┌─ Records to process
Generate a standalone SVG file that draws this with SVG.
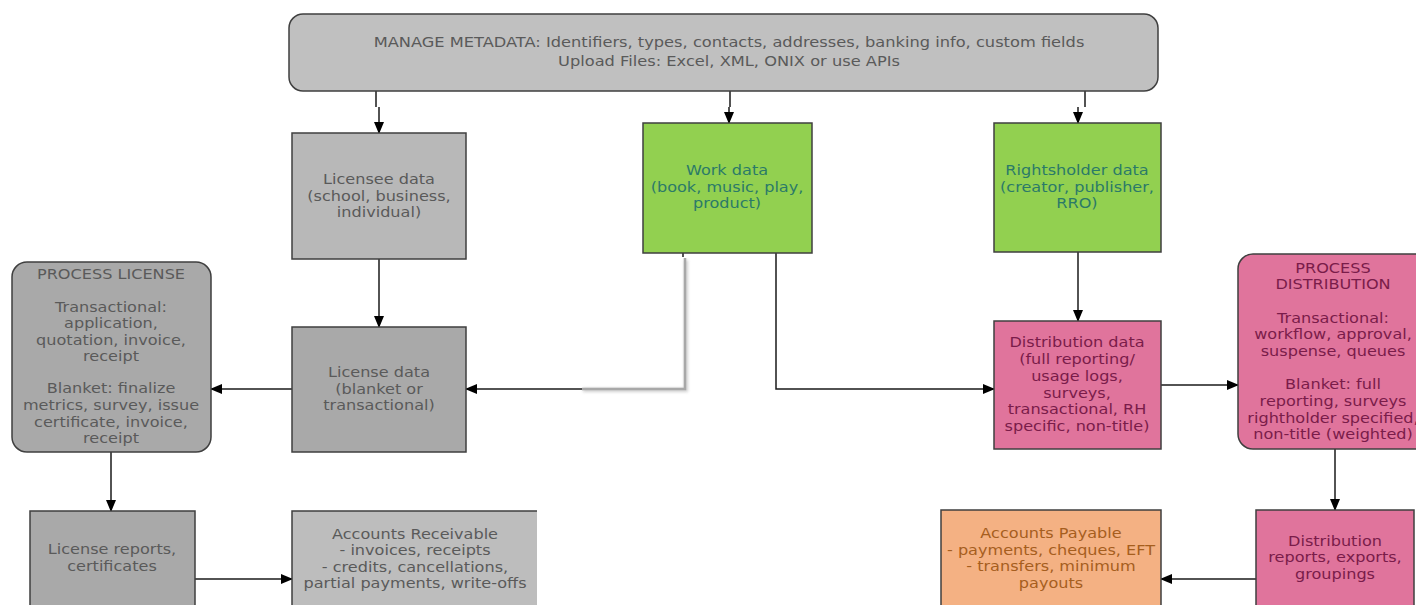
└─
┌─ Records to process
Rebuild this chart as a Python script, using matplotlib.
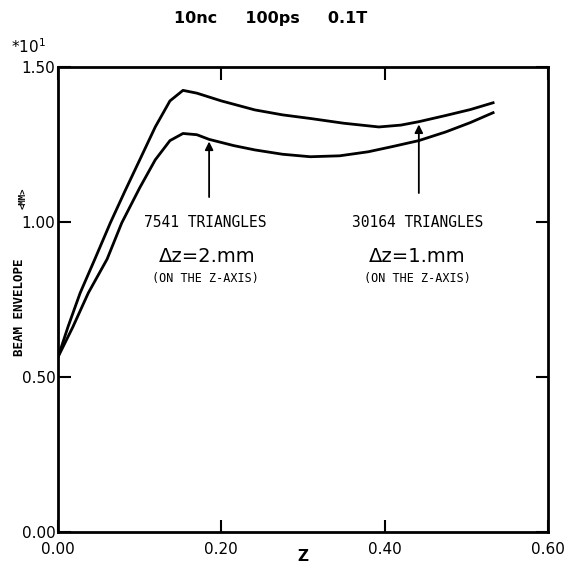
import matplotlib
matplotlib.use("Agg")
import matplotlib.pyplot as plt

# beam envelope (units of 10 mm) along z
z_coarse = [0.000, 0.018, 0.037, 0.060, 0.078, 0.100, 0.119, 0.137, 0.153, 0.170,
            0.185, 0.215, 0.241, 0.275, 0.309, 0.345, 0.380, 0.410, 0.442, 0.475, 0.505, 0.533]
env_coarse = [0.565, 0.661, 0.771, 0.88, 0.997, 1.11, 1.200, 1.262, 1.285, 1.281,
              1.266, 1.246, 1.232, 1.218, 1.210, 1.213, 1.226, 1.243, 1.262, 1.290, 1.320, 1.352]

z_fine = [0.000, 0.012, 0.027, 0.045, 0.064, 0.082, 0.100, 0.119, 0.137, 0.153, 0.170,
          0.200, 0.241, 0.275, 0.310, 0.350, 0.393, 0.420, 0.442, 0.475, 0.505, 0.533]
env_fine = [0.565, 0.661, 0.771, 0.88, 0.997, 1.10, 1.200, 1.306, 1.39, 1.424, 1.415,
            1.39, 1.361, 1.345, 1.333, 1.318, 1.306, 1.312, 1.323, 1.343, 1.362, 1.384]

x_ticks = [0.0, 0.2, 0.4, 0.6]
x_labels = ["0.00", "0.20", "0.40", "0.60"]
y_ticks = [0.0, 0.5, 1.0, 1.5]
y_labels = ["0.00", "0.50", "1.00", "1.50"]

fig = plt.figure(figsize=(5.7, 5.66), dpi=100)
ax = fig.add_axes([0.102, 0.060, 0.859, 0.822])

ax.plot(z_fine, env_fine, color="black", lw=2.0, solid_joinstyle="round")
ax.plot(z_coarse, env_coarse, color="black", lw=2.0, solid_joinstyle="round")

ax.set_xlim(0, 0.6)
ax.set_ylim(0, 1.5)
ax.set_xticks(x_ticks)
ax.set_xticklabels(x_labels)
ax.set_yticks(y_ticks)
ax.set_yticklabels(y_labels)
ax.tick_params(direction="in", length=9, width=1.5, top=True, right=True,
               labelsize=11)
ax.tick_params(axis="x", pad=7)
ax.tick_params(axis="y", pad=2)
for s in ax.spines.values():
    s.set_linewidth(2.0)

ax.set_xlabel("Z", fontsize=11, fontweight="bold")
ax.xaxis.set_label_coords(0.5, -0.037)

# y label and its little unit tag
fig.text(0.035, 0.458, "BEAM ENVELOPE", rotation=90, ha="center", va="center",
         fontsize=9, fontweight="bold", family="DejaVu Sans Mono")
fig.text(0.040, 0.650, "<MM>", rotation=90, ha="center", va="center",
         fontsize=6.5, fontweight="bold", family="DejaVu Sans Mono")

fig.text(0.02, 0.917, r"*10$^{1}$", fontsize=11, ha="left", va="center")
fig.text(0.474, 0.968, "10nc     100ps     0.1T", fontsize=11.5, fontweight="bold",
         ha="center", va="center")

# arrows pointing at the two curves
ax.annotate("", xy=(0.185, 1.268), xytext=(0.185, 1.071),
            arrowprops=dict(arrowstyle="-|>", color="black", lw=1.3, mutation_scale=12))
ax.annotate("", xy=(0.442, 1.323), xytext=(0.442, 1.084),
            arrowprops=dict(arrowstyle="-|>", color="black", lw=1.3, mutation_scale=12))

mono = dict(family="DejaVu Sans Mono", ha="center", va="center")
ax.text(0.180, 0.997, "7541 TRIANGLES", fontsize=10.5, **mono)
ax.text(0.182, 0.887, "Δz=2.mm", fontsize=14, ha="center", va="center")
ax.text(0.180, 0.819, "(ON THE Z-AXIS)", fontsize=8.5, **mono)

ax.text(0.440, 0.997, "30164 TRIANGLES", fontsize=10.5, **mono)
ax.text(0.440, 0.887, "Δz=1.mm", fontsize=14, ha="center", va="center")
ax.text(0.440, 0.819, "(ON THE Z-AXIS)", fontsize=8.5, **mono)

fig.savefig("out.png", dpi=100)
└─
_Directions:_ Look above and copy only the lines from the one holding "Rebuild this chart" to the one holding "import matplotlib.pyplot as plt", both included, exactly, minus the pictures.

_Result:_
Rebuild this chart as a Python script, using matplotlib.
import matplotlib
matplotlib.use("Agg")
import matplotlib.pyplot as plt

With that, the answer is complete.